Can someone please shed some light on the difference between the two? Also, any feedback on the Remington Premier hulls for reloading.
Thanks in advance, Jumbo


----------



## missingND (Aug 26, 2005)

Check this link http://forums.shotgunsports.com/messageview.cfm?catid=49&threadid=1234&enterthread=y The 12 gauge hasn't changed but 20 and 28 require different wads. As far as STS hulls they're just as good maybe better than AA's. I used to reload both and STS seems to hold shape through more loadings.


----------



## Shortdrift (Apr 5, 2004)

Used to shoot Trap and Skeet in all gauges, around 12 to 13,000 in 12 gauge and maybe 10,000 in 20 gauge. Started off with Winchester in AA and then switched to Remington STS as they reloaded at least twice the number of times as the WW.


----------



## Jumbo (Jul 15, 2004)

Thanks for the great feedback guys!!


----------



## dtigers1984 (Jul 24, 2007)

There is a difference between the old, and new AA hulls. I only know this because I have loaded them both, using the same recipe. Here is the real catch, the wads you use. Winchester has changed the taper on the WAA12 wads. If you use an old WAA12 (or a claybuster) wad in the new AA hulls, with the same recipe, the load will sound like it has a cocked wad.
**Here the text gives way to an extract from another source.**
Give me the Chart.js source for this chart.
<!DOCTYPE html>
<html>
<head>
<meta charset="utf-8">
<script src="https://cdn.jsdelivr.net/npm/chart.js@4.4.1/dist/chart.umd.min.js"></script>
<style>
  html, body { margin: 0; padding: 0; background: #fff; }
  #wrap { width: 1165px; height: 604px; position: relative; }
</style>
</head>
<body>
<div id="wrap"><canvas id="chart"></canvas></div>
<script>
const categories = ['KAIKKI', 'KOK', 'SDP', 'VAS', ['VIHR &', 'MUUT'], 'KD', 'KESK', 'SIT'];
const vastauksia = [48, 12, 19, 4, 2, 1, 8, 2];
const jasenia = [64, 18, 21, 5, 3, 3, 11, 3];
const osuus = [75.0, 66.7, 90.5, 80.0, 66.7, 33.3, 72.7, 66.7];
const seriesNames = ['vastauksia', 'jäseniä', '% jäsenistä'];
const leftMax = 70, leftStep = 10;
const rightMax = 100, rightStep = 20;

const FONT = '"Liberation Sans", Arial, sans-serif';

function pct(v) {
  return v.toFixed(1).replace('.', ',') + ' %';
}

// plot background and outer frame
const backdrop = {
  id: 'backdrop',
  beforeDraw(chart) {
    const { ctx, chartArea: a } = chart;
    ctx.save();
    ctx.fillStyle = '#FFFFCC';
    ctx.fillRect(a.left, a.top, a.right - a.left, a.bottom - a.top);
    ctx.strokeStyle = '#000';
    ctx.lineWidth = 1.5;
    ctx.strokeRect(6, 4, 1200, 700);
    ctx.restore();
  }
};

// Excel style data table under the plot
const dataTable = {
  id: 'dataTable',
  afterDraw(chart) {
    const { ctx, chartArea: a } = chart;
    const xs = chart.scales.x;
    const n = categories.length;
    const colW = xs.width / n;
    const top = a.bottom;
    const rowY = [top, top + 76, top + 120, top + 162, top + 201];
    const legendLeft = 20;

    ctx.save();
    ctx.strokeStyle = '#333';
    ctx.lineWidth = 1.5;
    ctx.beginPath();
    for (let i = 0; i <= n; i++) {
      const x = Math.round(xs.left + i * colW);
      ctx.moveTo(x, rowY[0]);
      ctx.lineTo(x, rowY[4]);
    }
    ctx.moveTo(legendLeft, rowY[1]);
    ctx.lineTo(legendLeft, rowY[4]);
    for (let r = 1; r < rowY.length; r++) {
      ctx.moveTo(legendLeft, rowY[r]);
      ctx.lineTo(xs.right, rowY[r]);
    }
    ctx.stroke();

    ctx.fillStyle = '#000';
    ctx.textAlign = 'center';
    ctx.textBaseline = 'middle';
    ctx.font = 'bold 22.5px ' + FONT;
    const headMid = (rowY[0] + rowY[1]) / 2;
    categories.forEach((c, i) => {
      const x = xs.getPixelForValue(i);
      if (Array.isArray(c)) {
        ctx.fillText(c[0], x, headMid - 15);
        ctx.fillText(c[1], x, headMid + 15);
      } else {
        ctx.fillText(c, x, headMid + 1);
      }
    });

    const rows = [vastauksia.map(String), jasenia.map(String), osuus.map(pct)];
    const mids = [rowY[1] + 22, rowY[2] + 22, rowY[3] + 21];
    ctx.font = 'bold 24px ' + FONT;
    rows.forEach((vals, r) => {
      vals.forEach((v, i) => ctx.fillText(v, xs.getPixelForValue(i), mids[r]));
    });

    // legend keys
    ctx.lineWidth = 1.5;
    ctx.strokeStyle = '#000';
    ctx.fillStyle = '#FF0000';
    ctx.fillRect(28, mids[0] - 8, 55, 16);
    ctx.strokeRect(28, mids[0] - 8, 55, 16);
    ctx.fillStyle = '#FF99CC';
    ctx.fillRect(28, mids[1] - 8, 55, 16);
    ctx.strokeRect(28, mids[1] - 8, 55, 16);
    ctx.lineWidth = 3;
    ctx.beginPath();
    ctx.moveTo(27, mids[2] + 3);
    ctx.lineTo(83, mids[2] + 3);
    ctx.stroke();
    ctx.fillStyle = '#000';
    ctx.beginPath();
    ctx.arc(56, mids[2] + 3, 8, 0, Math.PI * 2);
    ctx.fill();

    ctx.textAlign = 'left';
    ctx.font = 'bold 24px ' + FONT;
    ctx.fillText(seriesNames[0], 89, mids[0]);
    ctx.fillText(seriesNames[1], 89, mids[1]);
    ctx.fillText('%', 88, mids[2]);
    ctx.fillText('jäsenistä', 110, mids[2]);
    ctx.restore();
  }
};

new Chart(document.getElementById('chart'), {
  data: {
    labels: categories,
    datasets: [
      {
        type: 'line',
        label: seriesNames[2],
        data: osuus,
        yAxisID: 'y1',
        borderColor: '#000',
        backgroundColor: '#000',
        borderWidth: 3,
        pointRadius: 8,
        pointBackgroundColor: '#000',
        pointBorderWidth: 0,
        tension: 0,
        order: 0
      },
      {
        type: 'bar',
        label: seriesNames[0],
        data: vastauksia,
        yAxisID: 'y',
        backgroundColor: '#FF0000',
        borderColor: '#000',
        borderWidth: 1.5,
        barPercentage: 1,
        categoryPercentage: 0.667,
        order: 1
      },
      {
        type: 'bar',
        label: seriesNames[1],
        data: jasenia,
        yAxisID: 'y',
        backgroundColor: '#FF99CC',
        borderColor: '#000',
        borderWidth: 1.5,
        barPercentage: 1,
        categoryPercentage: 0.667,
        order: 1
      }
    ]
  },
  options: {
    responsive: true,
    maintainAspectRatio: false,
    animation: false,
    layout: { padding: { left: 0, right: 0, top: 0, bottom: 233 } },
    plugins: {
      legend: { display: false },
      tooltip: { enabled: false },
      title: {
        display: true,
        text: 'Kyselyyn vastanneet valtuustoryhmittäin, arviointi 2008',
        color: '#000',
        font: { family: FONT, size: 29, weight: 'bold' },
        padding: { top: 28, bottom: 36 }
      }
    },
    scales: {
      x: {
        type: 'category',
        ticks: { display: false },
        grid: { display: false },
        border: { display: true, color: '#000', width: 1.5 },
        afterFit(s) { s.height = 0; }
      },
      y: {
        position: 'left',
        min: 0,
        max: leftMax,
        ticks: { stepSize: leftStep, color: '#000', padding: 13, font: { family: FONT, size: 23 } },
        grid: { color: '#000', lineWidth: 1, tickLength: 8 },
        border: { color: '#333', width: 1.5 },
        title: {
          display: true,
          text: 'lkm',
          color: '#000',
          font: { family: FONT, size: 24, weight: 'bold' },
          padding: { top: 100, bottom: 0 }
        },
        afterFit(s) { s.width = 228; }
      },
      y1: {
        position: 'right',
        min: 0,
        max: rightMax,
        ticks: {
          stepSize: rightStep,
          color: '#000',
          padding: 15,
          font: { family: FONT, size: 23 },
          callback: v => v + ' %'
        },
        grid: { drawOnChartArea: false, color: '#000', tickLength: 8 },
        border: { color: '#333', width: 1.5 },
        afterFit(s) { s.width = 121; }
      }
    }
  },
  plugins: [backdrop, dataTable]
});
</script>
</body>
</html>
The load will still shoot, but expect at least 20-40 percent of these loads to sound funny. If you use the new hulls, you must use new, real winchester wads. I have heard that this is not the case when using other types of wads in the new AA hull. (Remington figure 8 for example.) Because of this problem, I have quit using Winchester hulls, and now only load Remington hulls.


----------